Je ne vous ferai pas l’affront de vous indiquer d’où vient la citation, mais
pour les lectrices et lecteurs j’ajouterai cependant en note la source de ces
lignes :
« Et justement, poussé par la soif, j’avise un beau glaçon sur l’appui
extérieur d’une fenêtre. J’ouvre, et je n’ai pas plus tôt détaché le glaçon,
qu’un grand et gros gaillard qui faisait les cent pas dehors vient à moi et me
l’arrache brutalement. “Warum ?” dis-je dans mon allemand hésitant. “Hier ist
kein warum” (ici il n’y pas de pourquoi), me répond-il en me repoussant rudement
à l’intérieur. » [4]
Ces mots, qui fondent – avec les témoignages sur Hiroshima – un des
basculements majeurs du XXe siècle, suffisent à me rendre à ma lucidité et à ma
liberté, les offrir en réponse me libère du poids atroce qui n’avait plus quitté
mon crâne et mon estomac depuis que je vous avais lue. Je pourrais m’arrêter à
ces mots, et vous dire seulement que de tout ce qui nous a été donné d’entendre
depuis le 7 janvier, de tout le fatras infécond que les médias et la classe
politique déversent sur notre dignité en un torrent d’immondices satisfait de
lui-même, votre déclaration gouvernementale est la chose la plus grave, la plus
dangereuse, la plus dégénérée, la pire des choses que j’ai eu à avaler. Et que
si je ne la digère pas, au sens propre du terme, c’est que votre déclaration,
vos mots, viennent de nous faire entrer dans le totalitarisme.

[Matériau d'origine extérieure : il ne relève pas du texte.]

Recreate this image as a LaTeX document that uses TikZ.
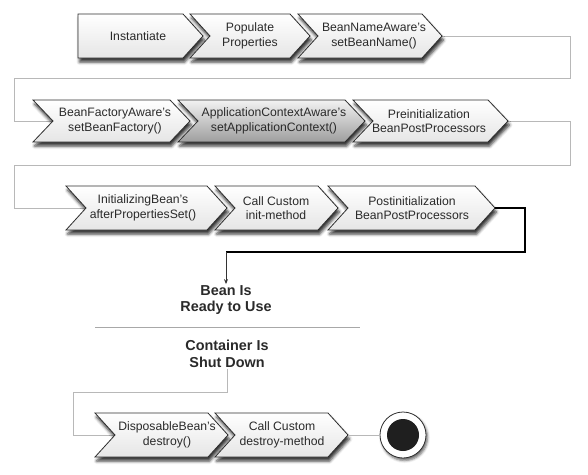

Mais pour qu’il soit clair que je ne verse pas ici dans une fascination
abstraite et maniérée pour le « point Godwin », et pour que vous sachiez de quel
ordre est la responsabilité que vous venez de prendre en direction de
l’institution « éducation nationale », du corps enseignant français, et des
enfants de France (je dis enfants pour mineurs, est-il besoin de le préciser ?),
je vais dire quelle construction au contraire bien rationnelle m’a fait entendre
Auschwitz dans vos propos. Et m’appuyer pour ce faire sur le travail d’un auteur
dont l’éducation nationale a proposé l’étude, trois années durant, dans le cadre
de l’enseignement de spécialité théâtre du bac littéraire.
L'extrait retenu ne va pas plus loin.